Here is a list of things we have tried to do to rectify the situation:
Set node_left.delayed_timeout to 10mins
We were hoping that just this option would do it for us, but we aren't seeing that working either.
curl -XPUT "localhost:9200/_all/_settings" -d '
{
"settings": {
"index.unassigned.node_left.delayed_timeout": "10m"
}
}'
Force all allocation off / on
curl -XPUT 'localhost:9200/_cluster/settings?pretty' -d '
{
"transient": {
"cluster.routing.rebalance.enable": "NONE",
"cluster.routing.allocation.enable": "none",
"cluster.routing.allocation.disable_allocation": "true"
}
}'
<perform restart>
curl -XPUT 'localhost:9200/_cluster/settings?pretty' -d '
{
"transient": {
"cluster.routing.rebalance.enable": "ALL",
"cluster.routing.allocation.enable": "all",
"cluster.routing.allocation.disable_allocation": "false"
}
}'
Force Allocate Shards to the same node
curl -XPOST 'localhost:9200/_cluster/reroute' -d '
{
"commands": [
{"allocate": {"index": "pix_v1", "shard": 9, "node": "foo-bar-es-data-i-713814"}},
{"allocate": {"index": "pix_v1", "shard": 4, "node": "foo-bar-es-data-i-713814"}},
{"allocate": {"index": "pix_v2", "shard": 22, "node": "foo-bar-es-data-i-713814"}},
{"allocate": {"index": "pix_v2", "shard": 15, "node": "foo-bar-es-data-i-713814"}},
{"allocate": {"index": "people_v0", "shard": 4, "node": "foo-bar-es-data-i-713814"}}
]
}'
Here we just see the foo-bar-es-data-i-713814 node being hit with high IO when attempting to read the data from other member node primaries.

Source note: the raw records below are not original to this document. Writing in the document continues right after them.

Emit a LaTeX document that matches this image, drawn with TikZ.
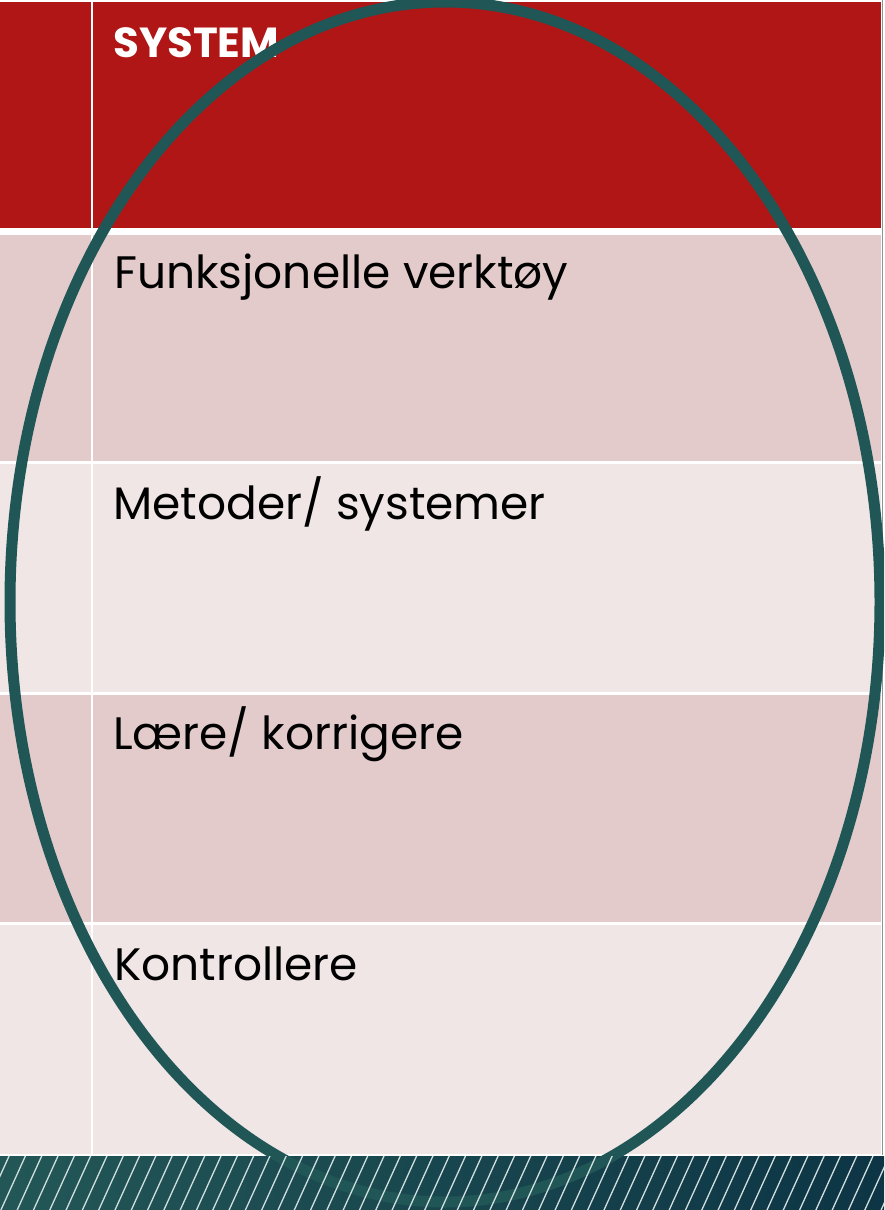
\documentclass[tikz,border=0pt]{standalone}
\usepackage{fontspec}
\setmainfont{Poppins}
\definecolor{hdrred}{HTML}{AF1615}
\definecolor{rowdark}{HTML}{E3CBCB}
\definecolor{rowlight}{HTML}{F0E6E6}
\definecolor{ringteal}{HTML}{205656}
\definecolor{bandleft}{HTML}{235757}
\definecolor{bandright}{HTML}{0D3545}
\definecolor{hatchline}{HTML}{D2DEDE}
\definecolor{edgegrey}{HTML}{8A9696}
\tikzset{
  celltext/.style={anchor=base west, inner sep=0pt, text=black, font=\fontsize{45.5}{54}\selectfont},
  headtext/.style={anchor=base west, inner sep=0pt, text=white, font=\fontsize{42}{50}\selectfont\bfseries},
  ring/.style={draw=ringteal, line width=11pt}
}
\begin{document}
\begin{tikzpicture}[x=1pt,y=-1pt]
\useasboundingbox (0,0) rectangle (884,1210);
\clip (0,0) rectangle (884,1210);
\fill[white] (0,0) rectangle (884,1210);
% header
\fill[hdrred] (0,2) rectangle (90.5,228);
\fill[hdrred] (93,2) rectangle (880.5,228);
% rows
\fill[rowdark]  (0,235) rectangle (90.5,460.5);
\fill[rowdark]  (93,235) rectangle (880.5,460.5);
\fill[rowlight] (0,463.5) rectangle (90.5,691.5);
\fill[rowlight] (93,463.5) rectangle (880.5,691.5);
\fill[rowdark]  (0,694.5) rectangle (90.5,921.5);
\fill[rowdark]  (93,694.5) rectangle (880.5,921.5);
\fill[rowlight] (0,924.5) rectangle (90.5,1153.5);
\fill[rowlight] (93,924.5) rectangle (880.5,1153.5);
\draw[edgegrey, line width=1pt] (882,0) -- (882,1155);
% hatched band background
\shade[left color=bandleft, right color=bandright] (0,1156) rectangle (884,1210);
% texts
\node[headtext] (hsys) at (113,57) {SYSTEM};
\node[celltext] (r1) at (114,288) {Funksjonelle verktøy};
\node[celltext] (r2) at (113,519) {Metoder/ systemer};
\node[celltext] (r3) at (113,749) {Lære/ korrigere};
\node[celltext] (r4) at (114,980) {Kontrollere};
% ellipse
\draw[ring] (445,602) ellipse [x radius=435, y radius=600];
% hatch lines over everything in the band
\begin{scope}
\clip (0,1156) rectangle (884,1210);
\foreach \i in {-3,...,56} {
  \draw[hatchline, line width=1.3pt] ({\i*16.3},1212) -- ({\i*16.3+26.3},1154);
}
\end{scope}
\end{tikzpicture}
\end{document}
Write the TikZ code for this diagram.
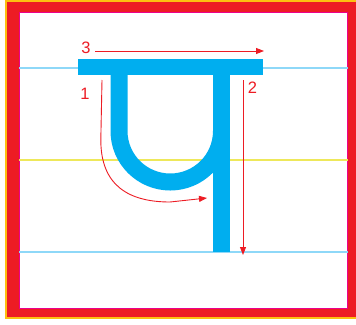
\documentclass[tikz,border=0pt]{standalone}
\usepackage{fontspec}
\setmainfont{Liberation Sans}
\usetikzlibrary{arrows.meta}
\definecolor{frameRed}{HTML}{ED1C24}
\definecolor{frameYel}{HTML}{FDC010}
\definecolor{frameMag}{HTML}{EC008C}
\definecolor{guideBlue}{HTML}{8ED8F8}
\definecolor{guideYel}{HTML}{EEE85A}
\definecolor{glyphBlue}{HTML}{00AEEF}
\tikzset{
  guide/.style={line width=1.4pt},
  glyph/.style={fill=glyphBlue, draw=none},
  stroke/.style={draw=frameRed, line width=0.9pt, -{Triangle[length=8pt,width=6pt]}},
  numlabel/.style={text=frameRed, font=\fontsize{16.5}{18}\selectfont, inner sep=0pt},
}
\begin{document}
\begin{tikzpicture}[x=1pt,y=-1pt]
\useasboundingbox (0,0) rectangle (356,324);
% frame
\fill[frameYel] (5,0) rectangle (360,319);
\fill[frameRed] (7,2) rectangle (360,317);
\fill[white] (19,12) rectangle (347.5,308);
\draw[frameMag, line width=0.8pt] (19,12) rectangle (347.5,308);
% guide lines
\draw[guideBlue, guide] (19,68) -- (347.5,68);
\draw[guideYel, guide] (19,160) -- (347.5,160);
\draw[guideBlue, guide] (19,252) -- (347.5,252);
% glyph
\fill[glyph] (78,59) rectangle (263,75);
\fill[glyph] (213,74) rectangle (230,252);
\draw[glyphBlue, line width=17pt] (119,74) -- (119,131)
  .. controls (119,159.2) and (142,182) .. (170.25,182)
  .. controls (198.5,182) and (221.5,159.2) .. (221.5,131);
% stroke order arrows
\coordinate (s1a) at (102,80);
\coordinate (s1b) at (100.8,140);
\coordinate (s1c) at (170,202);
\coordinate (s1d) at (207,198);
\draw[stroke] (s1a) -- (s1b) .. controls (100.8,185) and (128,202) .. (s1c) -- (s1d);
\coordinate (s2a) at (243,80);
\coordinate (s2b) at (243,255);
\draw[stroke] (s2a) -- (s2b);
\coordinate (s3a) at (95,51);
\coordinate (s3b) at (264,51);
\draw[stroke] (s3a) -- (s3b);
% labels
\node[numlabel] (n3) at (86,48) {3};
\node[numlabel] (n1) at (85,94) {1};
\node[numlabel] (n2) at (252.5,88) {2};
\end{tikzpicture}
\end{document}
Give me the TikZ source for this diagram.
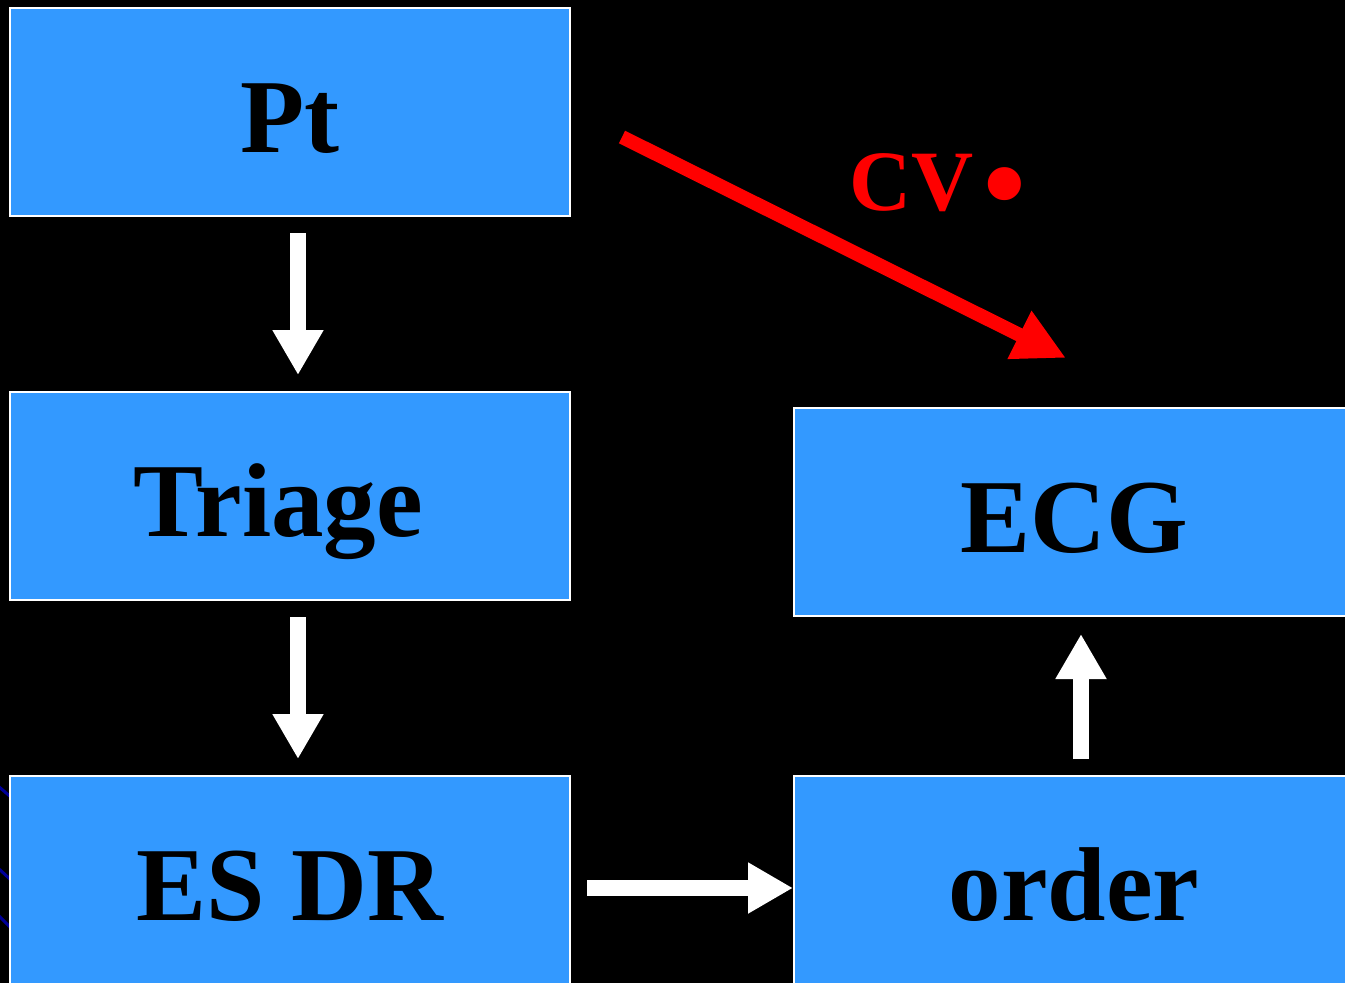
\documentclass[tikz,border=0pt]{standalone}
\usepackage{fontspec}
\setmainfont{Liberation Serif}
\usetikzlibrary{arrows.meta}
\definecolor{boxblue}{HTML}{3399FF}
\definecolor{arcblue}{HTML}{000099}

\begin{document}
\begin{tikzpicture}[x=1pt,y=-1pt,
  box/.style={draw=white,line width=2pt,fill=boxblue,minimum width=560pt,
              minimum height=208pt,inner sep=0pt,text height=80pt,text depth=0pt,
              font=\fontsize{105}{110}\selectfont\bfseries},
  warr/.style={-{Triangle[length=45pt,width=48pt]},white,line width=16pt},
  rarr/.style={-{Triangle[length=52pt,width=50pt]},red,line width=14pt}]
  \useasboundingbox (0,0) rectangle (1345,983);
  \clip (0,0) rectangle (1345,983);
  \fill[black] (0,0) rectangle (1345,983);
  % bits of the background swirl at the left edge
  \draw[arcblue,line width=3pt] (-2,786) -- (12,798);
  \draw[arcblue,line width=3pt] (-2,868) -- (12,881);
  \draw[arcblue,line width=3pt] (-2,915) -- (12,929);

  \node[box] (pt)     at (290,112)  {Pt};
  \node[box] (triage) at (290,496)  {Triage\hspace*{24pt}};
  \node[box] (esdr)   at (290,880)  {ES DR};
  \node[box] (ecg)    at (1074,512) {ECG};
  \node[box] (order)  at (1074,880) {order};

  \draw[warr,shorten <=16pt,shorten >=16pt] ([xshift=8pt]pt.south) -- ([xshift=8pt]triage.north);
  \draw[warr,shorten <=16pt,shorten >=16pt] ([xshift=8pt]triage.south) -- ([xshift=8pt]esdr.north);
  \draw[warr,shorten <=16pt] ([yshift=-8pt]esdr.east) -- ([yshift=-8pt]order.west);
  \draw[warr,shorten <=16pt,shorten >=17pt] ([xshift=7pt]order.north) -- ([xshift=7pt]ecg.south);
  \draw[rarr] ([xshift=51pt,yshift=-25pt]pt.east) -- ([xshift=-8pt,yshift=49pt]ecg.north);
  \node[anchor=base west,red,inner sep=0pt,font=\fontsize{86}{92}\selectfont\bfseries] (cv) at (849,210)
    {CV\hspace{10pt}\raisebox{-14pt}{\fontsize{122}{122}\selectfont •}};
\end{tikzpicture}
\end{document}
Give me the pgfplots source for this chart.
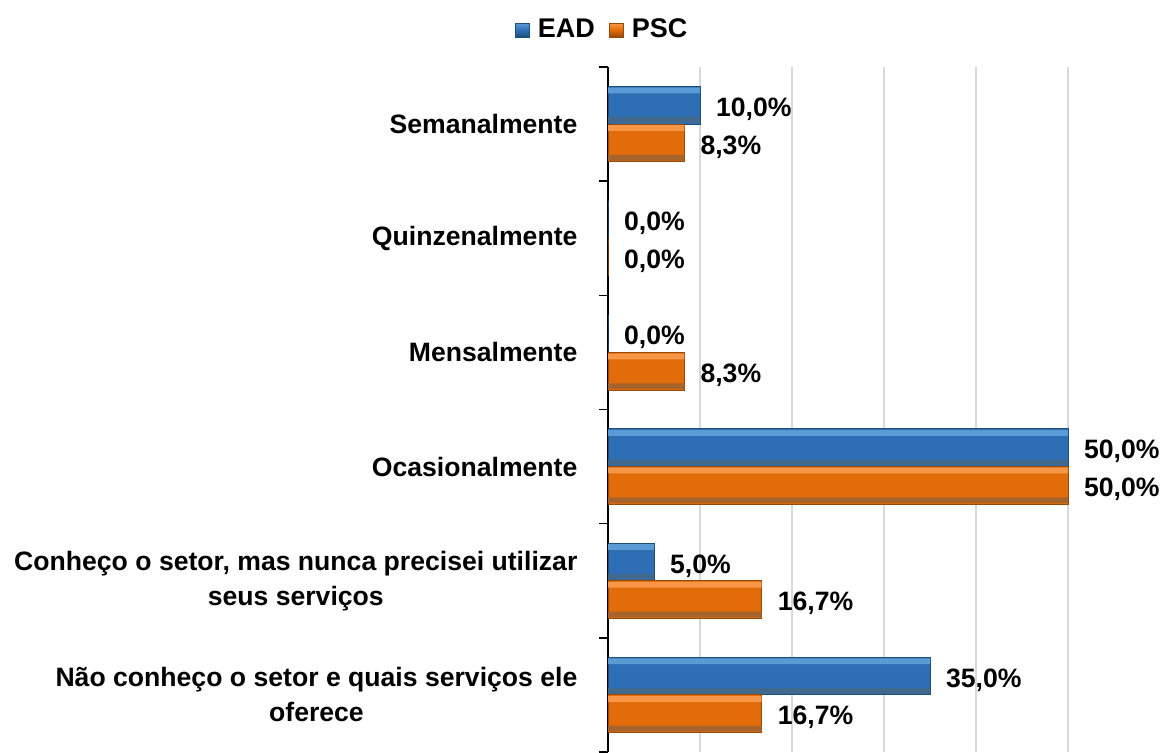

It is ignoring the local copy.
Attempt Different Combinations of the Disable Options
We have attempted to keep cluster rebalancing off and just allocation on, and vice versa.
Current Settings:
{
"transient": {
"logger": {
"indices": {
"recovery": "DEBUG"
},
"cluster": {
"service": "DEBUG",
"routing": "DEBUG"
},
},
"indices": {
"recovery": {
"max_bytes_per_sec": "40mb",
"concurrent_streams": "3",
"concurrent_small_file_streams": "2"
}
},
"cluster": {
"routing": {
"allocation": {
"enable": "all",
"node_concurrent_recoveries": "2",
"cluster_concurrent_rebalance": "2",
"disable_allocation": "false"
},
"rebalance": {
"enable": "ALL"
}
}
}
},
"persistent": {
"indices": {
"recovery": {
"max_bytes_per_sec": "200mb",
"concurrent_streams": "5"
}
},
"cluster": {
"routing": {
"allocation": {
"node_concurrent_recoveries": "5"
}
}
}
}
}
Any guidance would be helpful. Thank you.